» WHAT IS ASKED:
Set the lines down again exactly, first line through the line that contains "plt.rcParams['font.family'] = ['Noto", with no pictures.

(Rows from a dataset of charts and code)
--- Start ---

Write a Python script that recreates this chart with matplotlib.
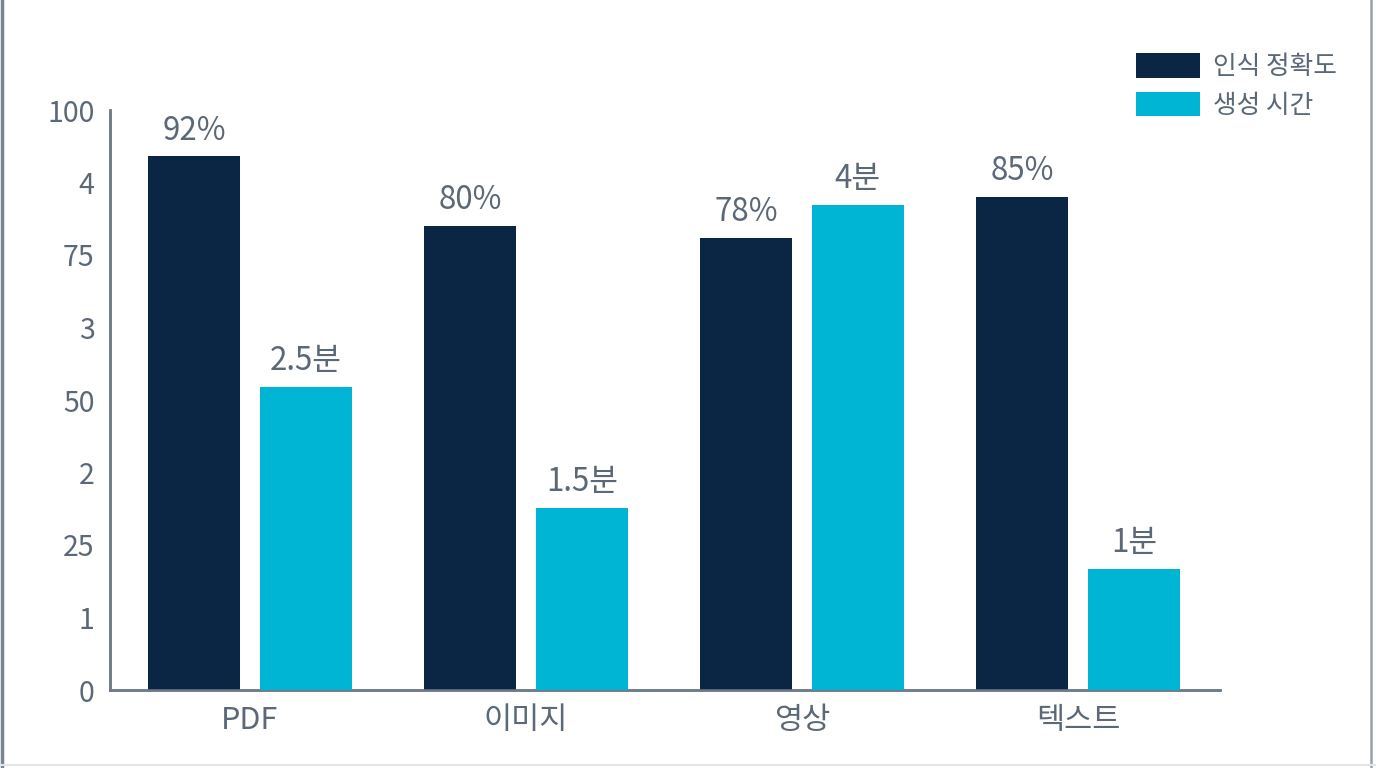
import matplotlib
matplotlib.use("Agg")
import matplotlib.pyplot as plt
import numpy as np

plt.rcParams['font.family'] = ['Noto Sans CJK KR', 'DejaVu Sans']

categories = ['PDF', '이미지', '영상', '텍스트']
accuracy = [92, 80, 78, 85]          # %
gen_time = [2.5, 1.5, 4, 1]          # 분
ytick_pos = [0, 12.5, 25, 37.5, 50, 62.5, 75, 87.5, 100]
ytick_labels = ['0', '1', '25', '2', '50', '3', '75', '4', '100']

navy = '#0b2545'
cyan = '#00b4d4'
txt = '#5b6877'
spine = '#6e7a87'

fig = plt.figure(figsize=(13.76, 7.68), dpi=100)
ax = fig.add_axes([110/1376, 78/768, 1110/1376, 580/768])
ax2 = ax.twinx()

x = np.arange(len(categories))
w = 0.333
off = 0.202

b1 = ax.bar(x - off, accuracy, w, color=navy, label='인식 정확도', zorder=3)
b2 = ax2.bar(x + off, gen_time, w, color=cyan, label='생성 시간', zorder=3)

ax.set_ylim(0, 100)
ax2.set_ylim(0, 4.78)
ax.set_xlim(-0.507, 3.514)

ax.set_yticks(ytick_pos)
ax.set_yticklabels(ytick_labels)
ax.set_xticks(x)
ax.set_xticklabels(categories)
ax.tick_params(axis='y', length=0, pad=11, labelsize=20.5, labelcolor=txt)
ax.tick_params(axis='x', length=0, pad=11, labelsize=22, labelcolor=txt)
ax2.set_yticks([])

for a in (ax, ax2):
    for s in ['top', 'right']:
        a.spines[s].set_visible(False)
    a.spines['left'].set_color(spine)
    a.spines['bottom'].set_color(spine)
    a.spines['left'].set_linewidth(1.8)
    a.spines['bottom'].set_linewidth(1.8)

ax.bar_label(b1, labels=[f'{v}%' for v in accuracy], padding=7,
             fontsize=22.5, color=txt)
ax2.bar_label(b2, labels=[f'{v}분' for v in gen_time], padding=7,
              fontsize=22.5, color=txt)

fig.legend(handles=[b1, b2], loc='upper left',
           bbox_to_anchor=(1113/1376, 1 - 30/768), frameon=False,
           fontsize=18.5, labelcolor=txt, handlelength=2.5, handleheight=1.1,
           handletextpad=0.5, labelspacing=0.45)

# outer frame lines
fig.add_artist(plt.Line2D([0.0015, 0.0015], [0, 1], color='#7a8590', lw=2.5))
fig.add_artist(plt.Line2D([0.9965, 0.9965], [0, 1], color='#9aa3ac', lw=1.8))
fig.add_artist(plt.Line2D([0, 1], [0.004, 0.004], color='#e3e6e9', lw=1.5))

fig.savefig('out.png', dpi=100, facecolor='white')
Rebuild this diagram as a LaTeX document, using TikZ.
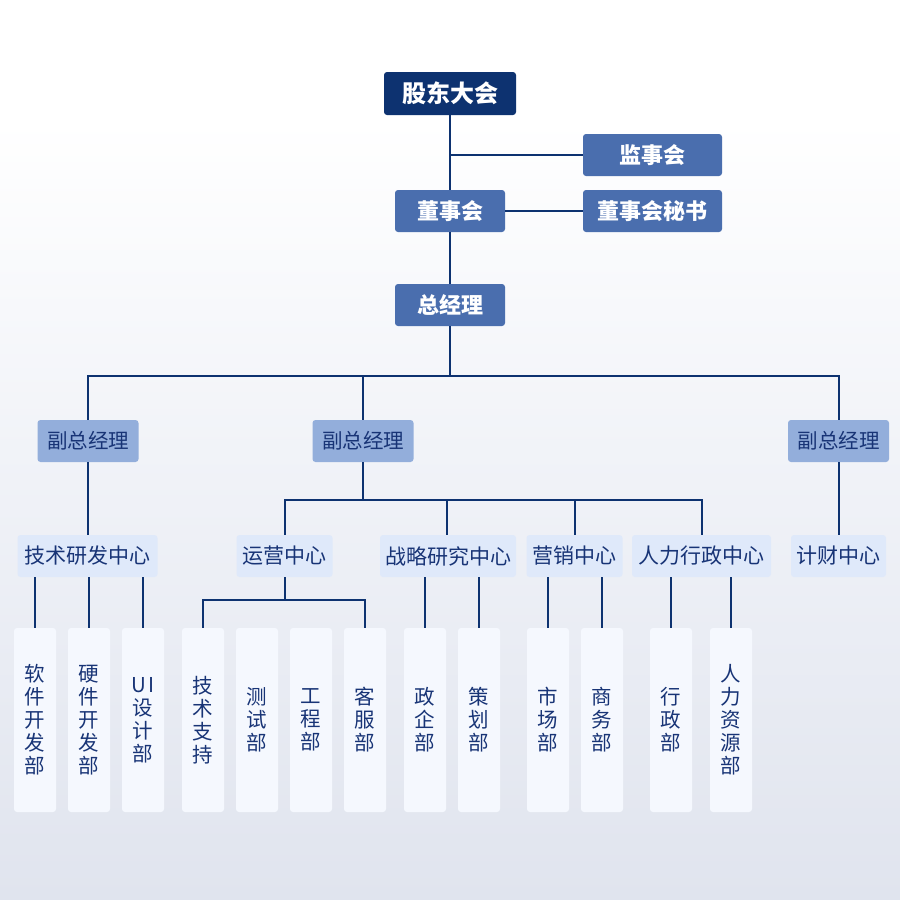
\documentclass[tikz,border=0pt]{standalone}
\usepackage{fontspec}
\setmainfont{Noto Sans CJK SC}
\definecolor{navy}{RGB}{13,50,112}
\definecolor{midblue}{RGB}{74,110,174}
\definecolor{vpblue}{RGB}{147,174,219}
\definecolor{ctrblue}{RGB}{223,233,250}
\definecolor{deptbg}{RGB}{245,248,254}
\definecolor{txtnavy}{RGB}{24,52,118}
\definecolor{bgbot}{RGB}{224,228,238}
\definecolor{bgmid}{RGB}{241,243,248}
\begin{document}
\begin{tikzpicture}[x=1pt,y=-1pt,
  box/.style={rounded corners=3pt, inner sep=0pt, anchor=center, align=center},
  topbox/.style={box, fill=navy, text=white, font=\fontsize{24}{27}\selectfont\bfseries, minimum width=132pt, minimum height=43pt},
  bluebox/.style={box, fill=midblue, text=white, font=\fontsize{22}{25}\selectfont\bfseries, minimum height=42pt},
  vpbox/.style={box, fill=vpblue, text=txtnavy, font=\fontsize{20.5}{24}\selectfont, minimum width=101pt, minimum height=42pt},
  ctrbox/.style={box, fill=ctrblue, text=txtnavy, font=\fontsize{21}{24}\selectfont, minimum height=42pt},
  deptbox/.style={box, fill=deptbg, text=txtnavy, font=\fontsize{20.5}{23}\selectfont, minimum width=42pt, minimum height=184pt},
  conn/.style={draw=navy, line width=2pt, line join=miter}
]
\useasboundingbox (0,0) rectangle (900,900);
\fill[white] (0,0) rectangle (900,120);
\shade[top color=white, bottom color=bgmid] (0,120) rectangle (900,450);
\shade[top color=bgmid, bottom color=bgbot] (0,450) rectangle (900,900);

% top levels
\node[topbox] (gd) at (450,93.5) {股东大会};
\node[bluebox, minimum width=139pt] (jsh) at (652.5,155) {监事会};
\node[bluebox, minimum width=110pt] (dsh) at (450,211) {董事会};
\node[bluebox, minimum width=139pt] (dsms) at (652.5,211) {董事会秘书};
\node[bluebox, minimum width=110pt] (zjl) at (450,305) {总经理};

% vice GMs
\node[vpbox] (vp1) at (88,441) {副总经理};
\node[vpbox] (vp2) at (363,441) {副总经理};
\node[vpbox] (vp3) at (838.5,441) {副总经理};

% centers
\node[ctrbox, minimum width=140pt] (c1) at (87.5,556) {技术研发中心};
\node[ctrbox, minimum width=96pt] (c2) at (284.5,556) {运营中心};
\node[ctrbox, minimum width=136pt] (c3) at (448,556) {战略研究中心};
\node[ctrbox, minimum width=96pt] (c4) at (574.5,556) {营销中心};
\node[ctrbox, minimum width=139pt] (c5) at (701.5,556) {人力行政中心};
\node[ctrbox, minimum width=95pt] (c6) at (838.5,556) {计财中心};

% departments
\node[deptbox] (d1) at (35,720) {软\\件\\开\\发\\部};
\node[deptbox] (d2) at (89,720) {硬\\件\\开\\发\\部};
\node[deptbox] (d3) at (143,720) {U\hspace{3pt}I\\设\\计\\部};
\node[deptbox] (d4) at (203,720) {技\\术\\支\\持};
\node[deptbox] (d5) at (257,720) {测\\试\\部};
\node[deptbox] (d6) at (311,720) {工\\程\\部};
\node[deptbox] (d7) at (365,720) {客\\服\\部};
\node[deptbox] (d8) at (425,720) {政\\企\\部};
\node[deptbox] (d9) at (479,720) {策\\划\\部};
\node[deptbox] (d10) at (548,720) {市\\场\\部};
\node[deptbox] (d11) at (602,720) {商\\务\\部};
\node[deptbox] (d12) at (671,720) {行\\政\\部};
\node[deptbox] (d13) at (731,720) {人\\力\\资\\源\\部};

% connectors top
\draw[conn] (gd.south) -- (dsh.north);
\draw[conn] (gd.south |- jsh.west) -- (jsh.west);
\draw[conn] (dsh.east) -- (dsms.west);
\draw[conn] (dsh.south) -- (zjl.north);
\draw[conn] (zjl.south) -- ++(0,50);
\draw[conn] (vp1.north) -- ++(0,-44) -| (vp3.north);
\draw[conn] (vp2.north) -- ++(0,-44);

% vice GMs to centers
\draw[conn] (vp1.south) -- (vp1.south |- c1.north);
\draw[conn] (vp3.south) -- (vp3.south |- c6.north);
\draw[conn] (vp2.south) -- ++(0,38);
\draw[conn] (c2.north) -- ++(0,-35) -| (c5.north);
\draw[conn] (c3.north -| 447,0) -- ++(0,-35);
\draw[conn] (c4.north) -- ++(0,-35);

% centers to departments
\draw[conn] (d1.north |- c1.south) -- (d1.north);
\draw[conn] (d2.north |- c1.south) -- (d2.north);
\draw[conn] (d3.north |- c1.south) -- (d3.north);
\draw[conn] (c2.south) -- ++(0,23);
\draw[conn] (d4.north) -- ++(0,-28) -| (d7.north);
\draw[conn] (d8.north |- c3.south) -- (d8.north);
\draw[conn] (d9.north |- c3.south) -- (d9.north);
\draw[conn] (d10.north |- c4.south) -- (d10.north);
\draw[conn] (d11.north |- c4.south) -- (d11.north);
\draw[conn] (d12.north |- c5.south) -- (d12.north);
\draw[conn] (d13.north |- c5.south) -- (d13.north);
\end{tikzpicture}
\end{document}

--- End ---

» SOLUTION FOR THIS TASK:
Write a Python script that recreates this chart with matplotlib.
import matplotlib
matplotlib.use("Agg")
import matplotlib.pyplot as plt
import numpy as np

plt.rcParams['font.family'] = ['Noto Sans CJK KR', 'DejaVu Sans']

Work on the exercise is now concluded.